One of them was about building a habit. You find a small meaningless thing to do, it must have no purpose at all, and then you do it once every day for as long as it takes to become a habit, probably a month or two. E.g. you could fill a glass with water and throw it out.
I did the exercise (I would kneel for a few seconds when taking a bath) for a couple of months, and I think it worked for me. I've recently used the same tactic to build a useful habit.
Now building a new habit is not necessarily the same as changing an old habit.
I also found out that kneeling changed my perspective. I could think about a situation with some level of tension, kneel, and then my perspective on the same situation would be more humble and appreciative. YMMV.
Ashby gave the example of an autopilot - if you flipped the yoke controls so that up was down and down was up, a traditional autopilot would go into a positive feedback loop and crash, but the Homeostat would adapt to the new dynamics.
He postulated that this was a model for some systems in the brain and perhaps all learning (he wrote an entire book about it) and there's some evidence he was right. If you put goggles on someone that flips their vision upsidedown, they adjust after a few days... and have to readjust again when you take them off! (This was a real experiment.) YouTuber SmarterEveryDay found he could learn to ride a "backwards bike," but it destroyed his ability to ride a normal bike. You may have experienced this first hand if you've ever played a video game where the controls were flipped temporarily: it's disorienting, sure, but you quickly adjust.
Because of these phenomena, I think Ashby was right about the Homeostat being a useful model of the brain. It explains why so many apparently contradictory diets "work" - simply making a major changes resets the homeostat in your brain where it may settle into a better calibrated equilibrium eventually.
It implies a simple strategy: are you happy? If yes, we're done. If no, change something, and return to the question. (I've seen this as a flowchart online somewhere but can't find it now.)
One kind of growth I love to see is when someone becomes less confident in their opinions over time. A lot of people “grow up” by just being super confident and stubborn about new ideas.
every step in that direction is success, every bit is something you weren't doing before and is something to be happy about. it doesn't have to be big at all - have you done one push-up today? do one. it doesn't matter if the answer was yes or no, adding one is one more than before and is achieving what you want, and it eventually adds up.
the nice part about this kind of mindset is that there's no end when you stop, and no failure when you miss a day. there's just a new ever-changing normal, always leaning where you want it.
kace91•33m ago
I didn’t really ever think that explicitly, or say it aloud, it was just an obvious implication on my mind.
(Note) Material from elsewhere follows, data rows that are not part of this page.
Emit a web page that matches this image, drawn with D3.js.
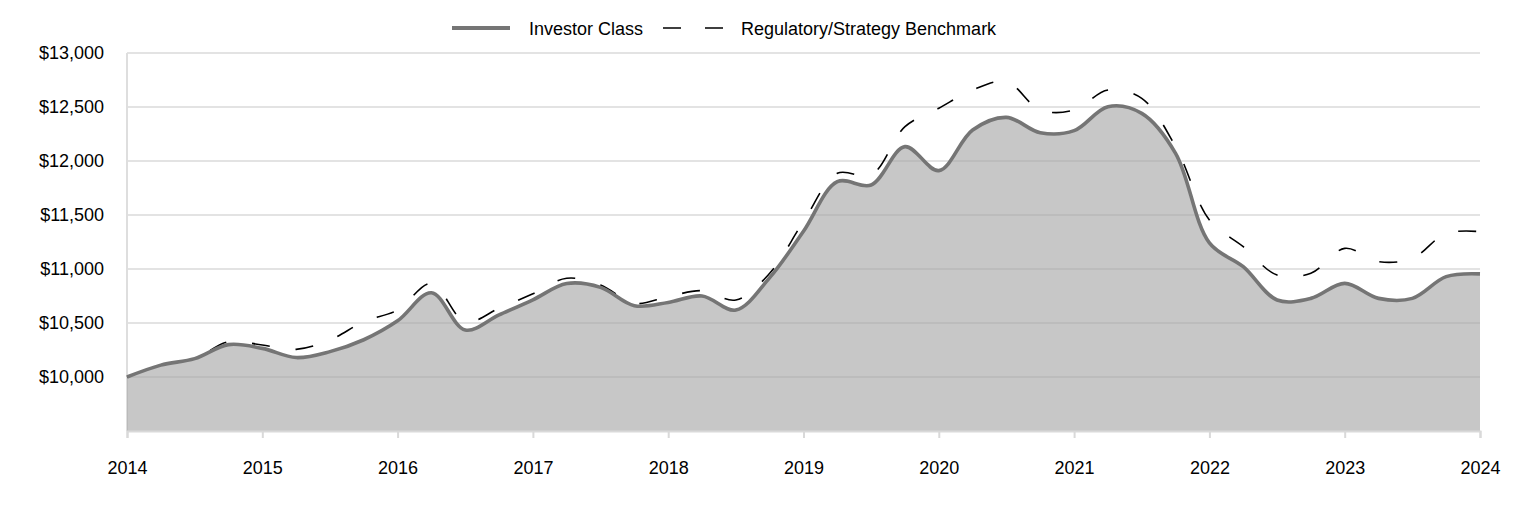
<!DOCTYPE html>
<html>
<head>
<meta charset="utf-8">
<script src="https://cdn.jsdelivr.net/npm/d3@7"></script>
<style>
  body { margin: 0; background: #fff; }
  svg { font-family: "Liberation Sans", Arial, sans-serif; }
</style>
</head>
<body>
<svg width="1524" height="516"></svg>
<script>
// quarter-end points, 2014 .. 2024
var quarters = d3.range(41).map(function(i) { return 2014 + i / 4; });

var investorClass = [
  10000, 10110, 10170, 10300, 10265, 10180, 10235, 10345, 10520, 10780,
  10435, 10575, 10715, 10865, 10830, 10660, 10690, 10750, 10620, 10920,
  11350, 11808, 11778, 12133, 11911, 12287, 12404, 12262, 12281, 12503,
  12441, 12071, 11241, 11021, 10713, 10728, 10867, 10728, 10728, 10929,
  10955
];

var benchmark = [
  10000, 10110, 10170, 10327, 10296, 10256, 10343, 10512, 10620, 10867,
  10512, 10636, 10770, 10914, 10852, 10682, 10744, 10799, 10713, 10960,
  11440, 11886, 11870, 12318, 12488, 12657, 12734, 12472, 12472, 12657,
  12580, 12133, 11454, 11207, 10944, 10960, 11191, 11068, 11099, 11330,
  11346
];

var yTicks = [10000, 10500, 11000, 11500, 12000, 12500, 13000];
var xTicks = d3.range(2014, 2025);
var seriesNames = ["Investor Class", "Regulatory/Strategy Benchmark"];

var svg = d3.select("svg");
var plotLeft = 127, plotRight = 1480, plotTop = 53, plotBottom = 431;
var fontSize = 18;

var x = d3.scaleLinear().domain([2014, 2024]).range([plotLeft, plotRight]);
var y = d3.scaleLinear().domain([9500, 13000]).range([plotBottom, plotTop]);

// gridlines
svg.append("g")
  .selectAll("line")
  .data(yTicks)
  .enter().append("line")
    .attr("x1", plotLeft).attr("x2", plotRight)
    .attr("y1", function(d) { return y(d); })
    .attr("y2", function(d) { return y(d); })
    .attr("stroke", "#e3e3e3")
    .attr("stroke-width", 2);

// left axis line
svg.append("line")
  .attr("x1", plotLeft).attr("x2", plotLeft)
  .attr("y1", plotTop).attr("y2", plotBottom)
  .attr("stroke", "#dedede").attr("stroke-width", 2);

var curve = d3.curveCatmullRom.alpha(0.5);

var area = d3.area()
  .x(function(d, i) { return x(quarters[i]); })
  .y0(plotBottom)
  .y1(function(d) { return y(d); })
  .curve(curve);

svg.append("path")
  .datum(investorClass)
  .attr("d", area)
  .attr("fill", "#a5a5a5")
  .attr("fill-opacity", 0.62);

var line = d3.line()
  .x(function(d, i) { return x(quarters[i]); })
  .y(function(d) { return y(d); })
  .curve(curve);

svg.append("path")
  .datum(benchmark)
  .attr("d", line)
  .attr("fill", "none")
  .attr("stroke", "#000")
  .attr("stroke-width", 1.6)
  .attr("stroke-dasharray", "18,26");

svg.append("path")
  .datum(investorClass)
  .attr("d", line)
  .attr("fill", "none")
  .attr("stroke", "#757575")
  .attr("stroke-width", 3.6);

// x axis
var xAxis = d3.axisBottom(x)
  .tickValues(xTicks)
  .tickFormat(d3.format("d"))
  .tickSize(7)
  .tickPadding(23);

var gx = svg.append("g")
  .attr("transform", "translate(0," + plotBottom + ")")
  .call(xAxis);
gx.attr("font-size", fontSize).attr("font-family", "Liberation Sans, Arial, sans-serif");
gx.select(".domain").attr("stroke", "#d9d9d9").attr("stroke-width", 2);
gx.selectAll(".tick line").attr("stroke", "#d9d9d9").attr("stroke-width", 2);
gx.selectAll(".tick text").attr("fill", "#000");

// y axis
var yAxis = d3.axisLeft(y)
  .tickValues(yTicks)
  .tickFormat(function(d) { return "$" + d3.format(",")(d); })
  .tickSize(0)
  .tickPadding(23);

var gy = svg.append("g")
  .attr("transform", "translate(" + plotLeft + ",0)")
  .call(yAxis);
gy.attr("font-size", fontSize).attr("font-family", "Liberation Sans, Arial, sans-serif");
gy.select(".domain").remove();
gy.selectAll(".tick text").attr("fill", "#000");

// legend
var legend = svg.append("g").attr("font-size", fontSize);
legend.append("line")
  .attr("x1", 452).attr("x2", 510).attr("y1", 28).attr("y2", 28)
  .attr("stroke", "#757575").attr("stroke-width", 4);
legend.append("text")
  .attr("x", 529).attr("y", 34.5)
  .text(seriesNames[0]);
legend.append("line")
  .attr("x1", 663).attr("x2", 723).attr("y1", 28).attr("y2", 28)
  .attr("stroke", "#000").attr("stroke-width", 1.6)
  .attr("stroke-dasharray", "18,24");
legend.append("text")
  .attr("x", 741).attr("y", 34.5)
  .text(seriesNames[1]);
</script>
</body>
</html>
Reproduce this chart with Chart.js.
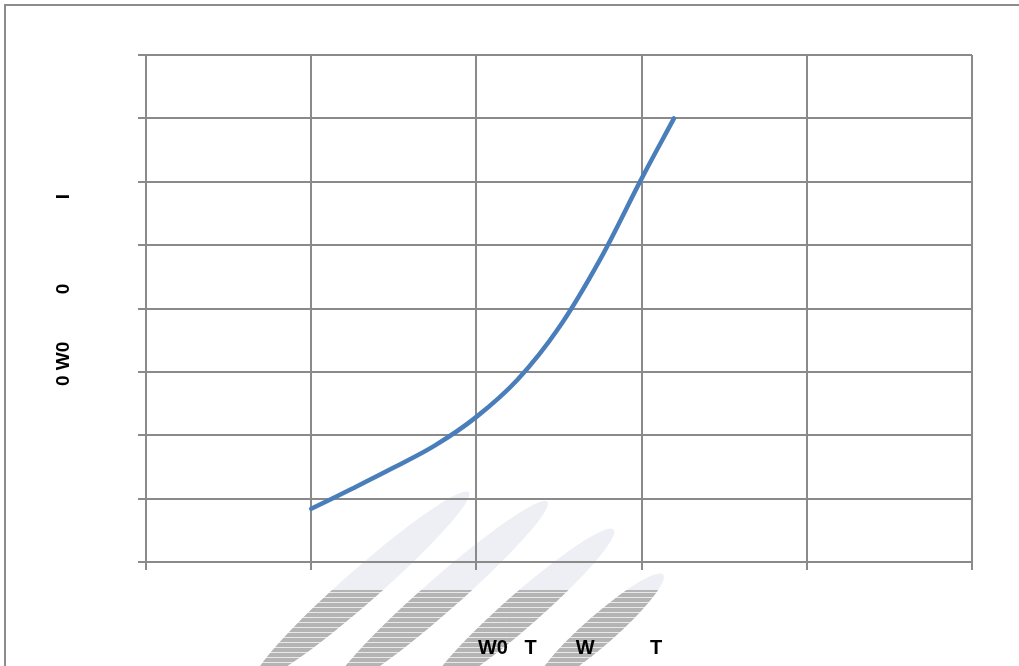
<!DOCTYPE html>
<html>
<head>
<meta charset="utf-8">
<title>Chart</title>
<script src="https://cdn.jsdelivr.net/npm/chart.js@4"></script>
<style>
    html, body { margin: 0; padding: 0; background: #ffffff; overflow: hidden; }
    #chart-wrap { position: relative; width: 1019px; height: 666px; }
</style>
</head>
<body>
<div id="chart-wrap">
    <canvas id="chart-curve"></canvas>
</div>
<script>
// values (x in category units, y in grid units)
const curveX = [1, 1.25, 1.5, 1.75, 2, 2.25, 2.5, 2.75, 3, 3.196];
const curveY = [0.84, 1.16, 1.49, 1.84, 2.29, 2.88, 3.70, 4.78, 6.05, 7.0];
const xRange = [0, 5];
const yRange = [0, 8];
const xTitle = '    W0   T       W          T';
const yTitle = '       0 W0         0                I';

const GRID = '#8a8a8a';
const LINE = '#4a7ebb';
const FONT = "'Liberation Sans', Arial, sans-serif";

// frame + faint logo swooshes behind the grid
const backdrop = {
    id: 'backdrop',
    beforeDraw(chart) {
        const ctx = chart.ctx;
        const swooshes = [
            { x: 362, y: 586, len: 142, w: 17 },
            { x: 440, y: 596, len: 143, w: 17 },
            { x: 522, y: 610, len: 122, w: 17 },
            { x: 600, y: 630, len: 84, w: 15 }
        ];
        const paint = (color) => {
            ctx.fillStyle = color;
            swooshes.forEach(s => {
                ctx.beginPath();
                ctx.ellipse(s.x, s.y, s.len, s.w, -0.72, 0, Math.PI * 2);
                ctx.fill();
            });
        };
        ctx.save();
        paint('#edeff4');
        ctx.beginPath();
        ctx.rect(0, 590, chart.width, chart.height);
        ctx.clip();
        paint('#b4b4b4');
        // scan-line breaks in the grey part
        ctx.strokeStyle = 'rgba(255,255,255,0.7)';
        ctx.lineWidth = 1;
        for (let y = 592.5; y < chart.height; y += 5) {
            ctx.beginPath();
            ctx.moveTo(0, y);
            ctx.lineTo(chart.width, y);
            ctx.stroke();
        }
        ctx.restore();

        ctx.save();
        ctx.strokeStyle = '#8c8c8c';
        ctx.lineWidth = 2;
        ctx.beginPath();
        ctx.moveTo(4, 5);
        ctx.lineTo(chart.width, 5);
        ctx.moveTo(5, 5);
        ctx.lineTo(5, chart.height);
        ctx.stroke();
        ctx.restore();
    }
};

new Chart(document.querySelector('#chart-curve'), {
    type: 'line',
    data: {
        datasets: [{
            data: curveX.map((x, i) => ({ x: x, y: curveY[i] })),
            borderColor: LINE,
            borderWidth: 4.5,
            borderCapStyle: 'round',
            pointRadius: 0,
            tension: 0.35,
            fill: false
        }]
    },
    options: {
        responsive: true,
        maintainAspectRatio: false,
        animation: false,
        layout: {
            padding: { top: 55, right: 47, left: 0, bottom: 0 }
        },
        scales: {
            x: {
                type: 'linear',
                min: xRange[0],
                max: xRange[1],
                ticks: { display: false, stepSize: 1 },
                grid: { color: GRID, lineWidth: 2, tickLength: 8 },
                border: { color: GRID, width: 2 },
                title: {
                    display: true,
                    text: xTitle,
                    color: '#000000',
                    font: { family: FONT, size: 20, weight: 'bold' },
                    padding: { top: 0, bottom: 6 }
                },
                afterFit: (scale) => { scale.height = 104; }
            },
            y: {
                min: yRange[0],
                max: yRange[1],
                ticks: { display: false, stepSize: 1 },
                grid: { color: GRID, lineWidth: 2, tickLength: 8 },
                border: { color: GRID, width: 2 },
                title: {
                    display: true,
                    text: yTitle,
                    color: '#000000',
                    font: { family: FONT, size: 19, weight: 'bold' },
                    padding: { top: 52, bottom: 0 }
                },
                afterFit: (scale) => { scale.width = 146; }
            }
        },
        plugins: {
            legend: { display: false },
            tooltip: { enabled: false }
        }
    },
    plugins: [backdrop]
});
</script>
</body>
</html>
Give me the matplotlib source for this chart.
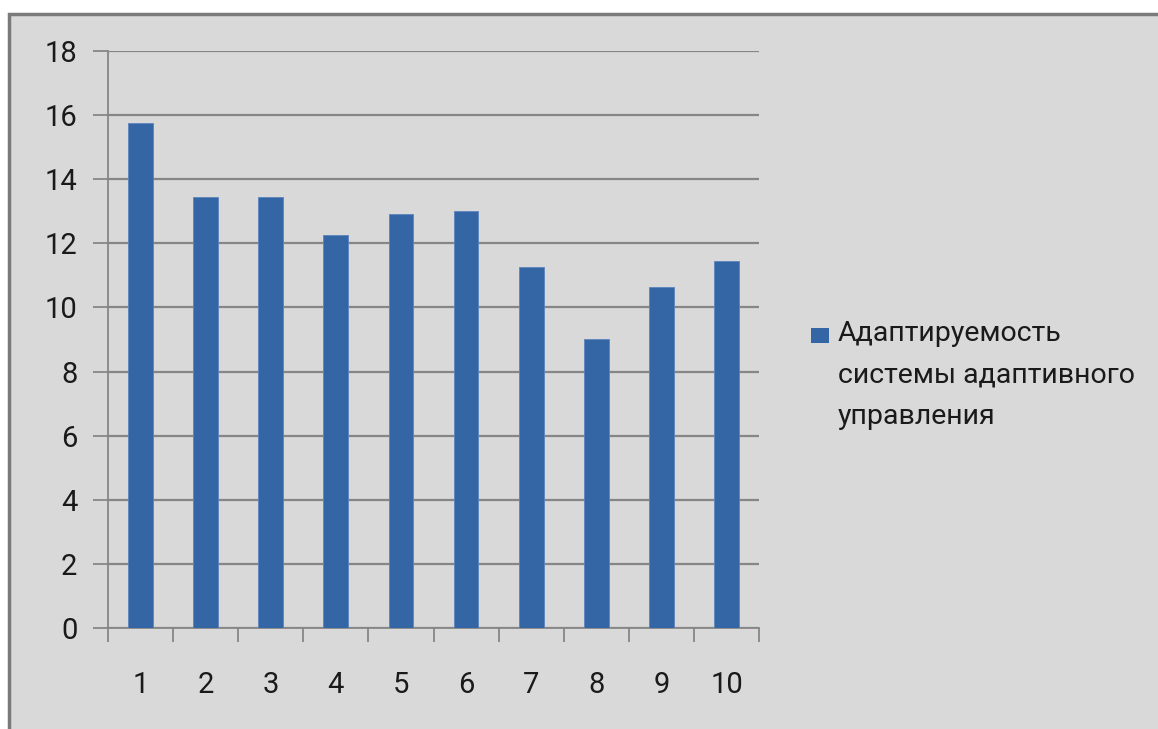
import matplotlib.pyplot as plt
from matplotlib.patches import Rectangle

plt.rcParams['font.family'] = ['Roboto', 'DejaVu Sans']

# data
categories = [1, 2, 3, 4, 5, 6, 7, 8, 9, 10]
values = [15.75, 13.45, 13.45, 12.25, 12.9, 13.0, 11.25, 9.02, 10.64, 11.44]
series_name = 'Адаптируемость\nсистемы адаптивного\nуправления'

bar_color = '#3465a4'
bg = '#d9d9d9'
line_c = '#868686'

fig = plt.figure(figsize=(11.58, 7.29), dpi=100, facecolor='white')

# chart area background with frame
W, H = 1158, 729
fig.patches.append(Rectangle((9 / W, -0.05), 1.1, 1 - 14 / H + 0.05,
                             transform=fig.transFigure, facecolor=bg,
                             edgecolor='#7a7a7a', linewidth=2.5, zorder=-5))

ax = fig.add_axes([108 / W, 1 - 628 / H, (759 - 108) / W, (628 - 51) / H])
ax.set_facecolor('none')

ax.bar(categories, values, width=0.38, color=bar_color, zorder=3,
       edgecolor='#5b84bd', linewidth=0.6)

ax.set_xlim(0.5, 10.5)
ax.set_ylim(0, 18)
ax.set_yticks(range(0, 19, 2))
ax.yaxis.grid(True, color=line_c, linewidth=1.6)
ax.set_axisbelow(True)

ax.set_xticks(categories)
ax.set_xticklabels([str(c) for c in categories])
ax.set_xticks([c - 0.5 for c in categories] + [10.5], minor=True)
ax.tick_params(axis='x', which='major', length=0, pad=31, labelsize=21, colors='#1a1a1a')
ax.tick_params(axis='x', which='minor', length=10, width=1.3, color=line_c)
ax.tick_params(axis='y', length=11, width=1.3, color=line_c, pad=11, labelsize=21,
               labelcolor='#1a1a1a')

for s in ['top', 'right']:
    ax.spines[s].set_visible(False)
for s in ['left', 'bottom']:
    ax.spines[s].set_color(line_c)
    ax.spines[s].set_linewidth(1.3)

# legend
fig.patches.append(Rectangle((811 / W, 1 - 343 / H), 18 / W, 15 / H,
                             transform=fig.transFigure, facecolor=bar_color,
                             edgecolor='none', zorder=3))
fig.text(838 / W, 1 - 320 / H, series_name, fontsize=20.5, color='#1a1a1a',
         va='top', ha='left', linespacing=1.68)

fig.savefig('out.png', dpi=100, facecolor='white')
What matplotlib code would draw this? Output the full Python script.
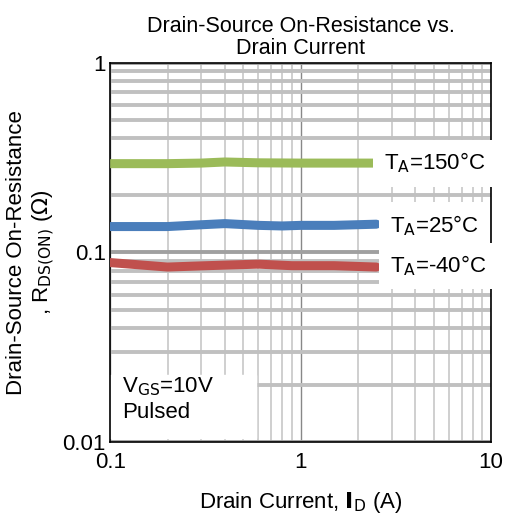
import numpy as np
import matplotlib.pyplot as plt
from matplotlib.patches import Rectangle

plt.rcParams['font.family'] = ['Liberation Sans', 'DejaVu Sans']

# ===== Curve data (Drain current in A, Rds(on) in Ohm) =====
id_150 = [0.1, 0.2, 0.3, 0.4, 0.6, 1.0, 1.5, 2.5]
r_150 = [0.294, 0.294, 0.296, 0.300, 0.297, 0.296, 0.296, 0.296]

id_25 = [0.1, 0.2, 0.3, 0.4, 0.6, 0.8, 1.0, 1.5, 2.5]
r_25 = [0.137, 0.137, 0.140, 0.142, 0.139, 0.138, 0.139, 0.139, 0.141]

id_m40 = [0.1, 0.2, 0.3, 0.4, 0.6, 0.9, 1.5, 2.5]
r_m40 = [0.0885, 0.0838, 0.0850, 0.0858, 0.0868, 0.0852, 0.0852, 0.0838]

fig = plt.figure(figsize=(5.1, 5.19), dpi=100)
ax = fig.add_axes([0.216, 0.148, 0.747, 0.731])

ax.set_xscale('log')
ax.set_yscale('log')
ax.set_xlim(0.1, 10)
ax.set_ylim(0.01, 1)

# grid: heavy horizontal, light vertical
ax.grid(True, which='minor', axis='y', color='#c0c0c0', linewidth=2.8)
ax.grid(True, which='major', axis='y', color='#a0a0a0', linewidth=2.8)
ax.grid(True, which='minor', axis='x', color='#cccccc', linewidth=1.3)
ax.grid(True, which='major', axis='x', color='#888888', linewidth=1.0)
ax.set_axisbelow(True)
ax.tick_params(which='both', length=0)
ax.tick_params(axis='y', labelsize=16, pad=3)
ax.tick_params(axis='x', labelsize=16, pad=7)

ax.set_xticks([0.1, 1, 10])
ax.set_xticklabels(['0.1', '1', '10'])
ax.set_yticks([0.01, 0.1, 1])
ax.set_yticklabels(['0.01', '0.1', '1'])
ax.set_xticklabels([], minor=True)
ax.set_yticklabels([], minor=True)

for s in ax.spines.values():
    s.set_linewidth(1.2)

# white block behind the test-condition note
ax.add_patch(Rectangle((0.1, 0.0105), 0.58 - 0.1, 0.0225 - 0.0105,
                       transform=ax.transData, color='white', zorder=1))

ax.plot(id_150, r_150, color='#9bbb59', linewidth=6.5, solid_capstyle='butt', zorder=3)
ax.plot(id_25, r_25, color='#4a7ebb', linewidth=6.5, solid_capstyle='round', zorder=3)
ax.plot(id_m40, r_m40, color='#c0504d', linewidth=6.5, solid_capstyle='round', zorder=3)

box = dict(facecolor='white', edgecolor='none', pad=8)
ax.text(2.75, 0.296, r'T$_\mathrm{A}$=150°C', fontsize=16, va='center', ha='left', bbox=box, zorder=4)
ax.text(2.95, 0.139, r'T$_\mathrm{A}$=25°C', fontsize=16, va='center', ha='left', bbox=box, zorder=4)
ax.text(2.95, 0.0848, r'T$_\mathrm{A}$=-40°C', fontsize=16, va='center', ha='left', bbox=box, zorder=4)

ax.text(0.115, 0.0195, r'V$_\mathrm{GS}$=10V', fontsize=16, va='center', ha='left', zorder=4)
ax.text(0.115, 0.0143, 'Pulsed', fontsize=16, va='center', ha='left', zorder=4)

ax.set_title('Drain-Source On-Resistance vs.\nDrain Current', fontsize=15.5, pad=6, linespacing=1.1)
ax.set_xlabel(r'Drain Current, $\mathbf{I}_\mathrm{D}$ (A)', fontsize=16, labelpad=12)
ax.set_ylabel('Drain-Source On-Resistance\n' + r', R$_\mathrm{DS(ON)}$ ($\Omega$)', fontsize=16, labelpad=4)

fig.savefig('out.png', dpi=100)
Turns out the only thing separating me from someone who is good at sports, or being buff, was doing it frequently and not half assed. Applies to most of life when it clicks.
Btw, if anyone’s reading this and feeling motivated:
>It began slowly, but I began. Knee press-ups to start, later adding assisted pull-ups.
>If anyone was watching, it would have looked stupid. A grown man barely able to push himself off the floor. But I showed up and put in my reps, day by day, week by week, in the privacy of my bedroom.
That works, but if you haven’t done any work before you’re better off joining a gym. Precisely the advantage is regulating weight more discreetly, and equipment helps for that.
blueflow•23m ago
Is this kind of thinking normal? Kinda like looking into the world and going like "i must be like that specific thing over there"?
zukzuk•9m ago
We seem to associate certain behaviours and patterns with categories of identity, and changing those behaviours in yourself implies an acceptance of that “other” identity.
I remember this distinctly about 20 years ago when I thought about not eating meat anymore. Choosing not to eat meat was easy, but “becoming a vegetarian” felt alien, and took some mental effort. I didn’t see myself as “one of those” people.
I suspect it has a lot to do with how important group identity is to us, as social primates, and how we tend to package one behaviour with a bunch of others. It’s like doing pushups will suddenly make you a “jock” (and maybe the irony is that, to a certain degree it will, as these thing tend to turn into slippery slopes).